◆ SET EXERCISE: Extract word for word the lines of the listing from its start to the line holding "const yLabel = 'Probability", both ends kept; pictures are not part of the copy.

---+---

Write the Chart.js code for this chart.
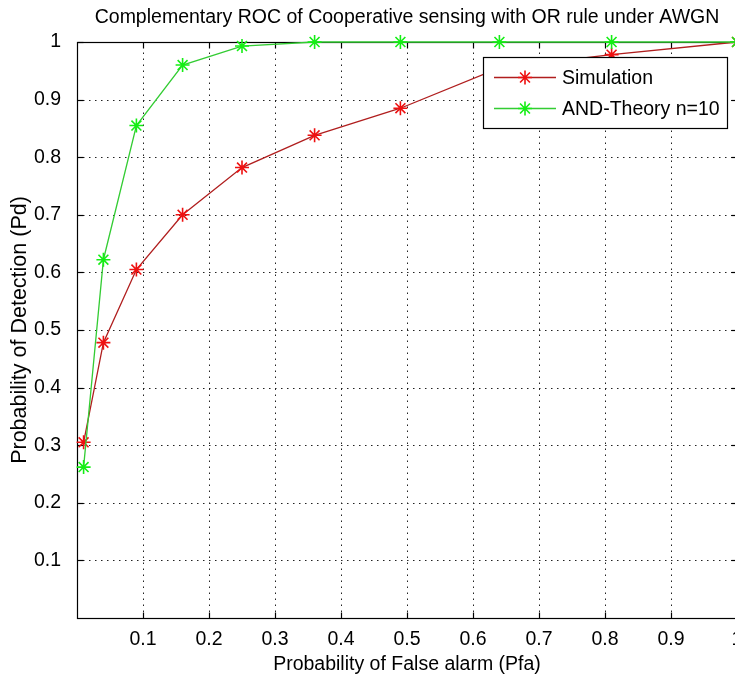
<!DOCTYPE html>
<html><head><meta charset="utf-8">
<script src="https://cdn.jsdelivr.net/npm/chart.js@4/dist/chart.umd.min.js"></script>
<style>
html,body{margin:0;padding:0;background:#fff;overflow:hidden;}
#wrap{width:735px;height:680px;overflow:hidden;position:relative;background:#fff;}
canvas{display:block;}
</style></head><body>
<div id="wrap"><canvas id="c" width="760" height="680"></canvas></div>
<script>
// ---- data ----
const pfa = [0.01, 0.04, 0.09, 0.16, 0.25, 0.36, 0.49, 0.64, 0.81, 1.0];
const pdSimulation = [0.305, 0.478, 0.605, 0.700, 0.782, 0.838, 0.885, 0.955, 0.978, 1.0];
const pdTheory = [0.262, 0.622, 0.855, 0.960, 0.993, 1.0, 1.0, 1.0, 1.0, 1.0];
const xTicks = [0.1, 0.2, 0.3, 0.4, 0.5, 0.6, 0.7, 0.8, 0.9, 1];
const yTicks = [0.1, 0.2, 0.3, 0.4, 0.5, 0.6, 0.7, 0.8, 0.9, 1];
const seriesNames = ['Simulation', 'AND-Theory n=10'];
const titleText = 'Complementary ROC of Cooperative sensing with OR rule under AWGN';
const xLabel = 'Probability of False alarm (Pfa)';
const yLabel = 'Probability of Detection (Pd)';

// ---- font selection ----
function hasFont(name){
  const c = document.createElement('canvas').getContext('2d');
  const s = 'Simulation AND-Theory 0.123 WWmm';
  c.font = '40px monospace'; const a = c.measureText(s).width;
  c.font = '40px "' + name + '", monospace'; const b = c.measureText(s).width;
  return Math.abs(a - b) > 0.5;
}
const narrow = hasFont('Liberation Sans Narrow');
const fam = narrow ? '"Liberation Sans Narrow", "Liberation Sans", Arial, sans-serif'
                   : '"Liberation Sans", Arial, sans-serif';
const fs = narrow ? 23.5 : 19.5;
const lh = fs * 1.2;
const yfs = 21.5, ylh = yfs * 1.2;

const colSimLine = '#b01e1e', colSimMark = '#ee1010';
const colThLine = '#33cc33', colThMark = '#14ee14';

function star(ctx, cx, cy, r){
  const d = r * Math.SQRT1_2;
  ctx.beginPath();
  ctx.moveTo(cx - r, cy); ctx.lineTo(cx + r, cy);
  ctx.moveTo(cx, cy - r); ctx.lineTo(cx, cy + r);
  ctx.moveTo(cx - d, cy - d); ctx.lineTo(cx + d, cy + d);
  ctx.moveTo(cx - d, cy + d); ctx.lineTo(cx + d, cy - d);
  ctx.stroke();
}

const framePlugin = {
  id: 'frame',
  beforeDatasetsDraw(chart){
    const {ctx, chartArea: a, scales: {x, y}} = chart;
    ctx.save();
    ctx.strokeStyle = '#222';
    ctx.lineWidth = 1;
    ctx.setLineDash([1.5, 4.5]);
    xTicks.forEach(v => {
      if (v >= 1) return;
      const px = Math.round(x.getPixelForValue(v)) + 0.5;
      ctx.beginPath(); ctx.moveTo(px, a.bottom); ctx.lineTo(px, a.top); ctx.stroke();
    });
    yTicks.forEach(v => {
      if (v >= 1) return;
      const py = Math.round(y.getPixelForValue(v)) + 0.5;
      ctx.beginPath(); ctx.moveTo(a.left, py); ctx.lineTo(a.right, py); ctx.stroke();
    });
    ctx.setLineDash([]);
    ctx.strokeStyle = '#000';
    ctx.lineWidth = 1.2;
    const L = Math.round(a.left) + 0.5, R = Math.round(a.right) + 0.5,
          T = Math.round(a.top) + 0.5, B = Math.round(a.bottom) + 0.5;
    ctx.strokeRect(L, T, R - L, B - T);
    const tl = 6;
    xTicks.forEach(v => {
      const px = Math.round(x.getPixelForValue(v)) + 0.5;
      ctx.beginPath(); ctx.moveTo(px, B); ctx.lineTo(px, B - tl); ctx.stroke();
      ctx.beginPath(); ctx.moveTo(px, T); ctx.lineTo(px, T + tl); ctx.stroke();
    });
    yTicks.forEach(v => {
      const py = Math.round(y.getPixelForValue(v)) + 0.5;
      ctx.beginPath(); ctx.moveTo(L, py); ctx.lineTo(L + tl, py); ctx.stroke();
      ctx.beginPath(); ctx.moveTo(R, py); ctx.lineTo(R - tl, py); ctx.stroke();
    });
    ctx.restore();
  },
  afterDatasetsDraw(chart){
    const {ctx} = chart;
    const bx = 483.5, by = 57.5, bw = 244, bh = 71;
    ctx.save();
    ctx.fillStyle = '#fff';
    ctx.fillRect(bx, by, bw, bh);
    ctx.strokeStyle = '#000';
    ctx.lineWidth = 1.2;
    ctx.strokeRect(bx, by, bw, bh);
    const rows = [77, 108];
    chart.data.datasets.forEach((ds, i) => {
      const yy = rows[i] + 0.5;
      ctx.strokeStyle = ds.borderColor;
      ctx.lineWidth = 1.3;
      ctx.beginPath(); ctx.moveTo(494, yy); ctx.lineTo(556, yy); ctx.stroke();
      ctx.strokeStyle = ds.pointBorderColor;
      ctx.lineWidth = 1.6;
      star(ctx, 525, yy, 7);
      ctx.fillStyle = '#000';
      ctx.font = fs + 'px ' + fam;
      ctx.textBaseline = 'middle';
      ctx.textAlign = 'left';
      ctx.fillText(ds.label, 562, yy + 1);
    });
    ctx.restore();
  }
};

const titlePadTop = 18 - lh / 2;

new Chart(document.getElementById('c'), {
  type: 'line',
  data: {
    datasets: [
      {
        label: seriesNames[0],
        data: pfa.map((v, i) => ({x: v, y: pdSimulation[i]})),
        borderColor: colSimLine, borderWidth: 1.3,
        pointStyle: 'star', pointRadius: 7, pointBorderWidth: 1.6,
        pointBorderColor: colSimMark, pointBackgroundColor: colSimMark,
        tension: 0, clip: false, order: 2
      },
      {
        label: seriesNames[1],
        data: pfa.map((v, i) => ({x: v, y: pdTheory[i]})),
        borderColor: colThLine, borderWidth: 1.3,
        pointStyle: 'star', pointRadius: 7, pointBorderWidth: 1.6,
        pointBorderColor: colThMark, pointBackgroundColor: colThMark,
        tension: 0, clip: false, order: 1
      }
    ]
  },
  options: {
    responsive: false,
    animation: false,
    devicePixelRatio: 1,
    layout: {padding: {left: 0, right: 23, top: 0, bottom: 0}},
    plugins: {
      legend: {display: false},
      tooltip: {enabled: false},
      title: {
        display: true, text: titleText, color: '#000', fullSize: false,
        font: {family: fam, size: fs, weight: 'normal', lineHeight: 1.2},
        padding: {top: titlePadTop, bottom: 42 - lh - titlePadTop}
      }
    },
    scales: {
      x: {
        type: 'linear', min: 0, max: 1,
        afterBuildTicks: s => { s.ticks = xTicks.map(v => ({value: v})); },
        afterFit: s => { s.height = 62; },
        grid: {display: false},
        border: {display: false},
        ticks: {
          color: '#000', padding: 2, maxRotation: 0, autoSkip: false,
          font: {family: fam, size: fs, lineHeight: 1.2},
          callback: v => (v === 1 ? '1' : v.toFixed(1))
        },
        title: {
          display: true, text: xLabel, color: '#000',
          font: {family: fam, size: fs, lineHeight: 1.2},
          padding: {top: 0, bottom: 15 - lh / 2}
        }
      },
      y: {
        type: 'linear', min: 0, max: 1,
        afterBuildTicks: s => { s.ticks = yTicks.map(v => ({value: v})); },
        afterFit: s => { s.width = 77; },
        grid: {display: false},
        border: {display: false},
        ticks: {
          color: '#000', padding: 8, autoSkip: false,
          font: {family: fam, size: fs, lineHeight: 1.2},
          callback: v => (v === 1 ? '1' : v.toFixed(1))
        },
        title: {
          display: true, text: yLabel, color: '#000',
          font: {family: '"Liberation Sans", Arial, sans-serif', size: yfs, lineHeight: 1.2},
          padding: {top: 20 - ylh / 2, bottom: 0}
        }
      }
    }
  },
  plugins: [framePlugin]
});
</script>
</body></html>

---+---

◆ EXERCISE OUTPUT:
Write the Chart.js code for this chart.
<!DOCTYPE html>
<html><head><meta charset="utf-8">
<script src="https://cdn.jsdelivr.net/npm/chart.js@4/dist/chart.umd.min.js"></script>
<style>
html,body{margin:0;padding:0;background:#fff;overflow:hidden;}
#wrap{width:735px;height:680px;overflow:hidden;position:relative;background:#fff;}
canvas{display:block;}
</style></head><body>
<div id="wrap"><canvas id="c" width="760" height="680"></canvas></div>
<script>
// ---- data ----
const pfa = [0.01, 0.04, 0.09, 0.16, 0.25, 0.36, 0.49, 0.64, 0.81, 1.0];
const pdSimulation = [0.305, 0.478, 0.605, 0.700, 0.782, 0.838, 0.885, 0.955, 0.978, 1.0];
const pdTheory = [0.262, 0.622, 0.855, 0.960, 0.993, 1.0, 1.0, 1.0, 1.0, 1.0];
const xTicks = [0.1, 0.2, 0.3, 0.4, 0.5, 0.6, 0.7, 0.8, 0.9, 1];
const yTicks = [0.1, 0.2, 0.3, 0.4, 0.5, 0.6, 0.7, 0.8, 0.9, 1];
const seriesNames = ['Simulation', 'AND-Theory n=10'];
const titleText = 'Complementary ROC of Cooperative sensing with OR rule under AWGN';
const xLabel = 'Probability of False alarm (Pfa)';
const yLabel = 'Probability of Detection (Pd)';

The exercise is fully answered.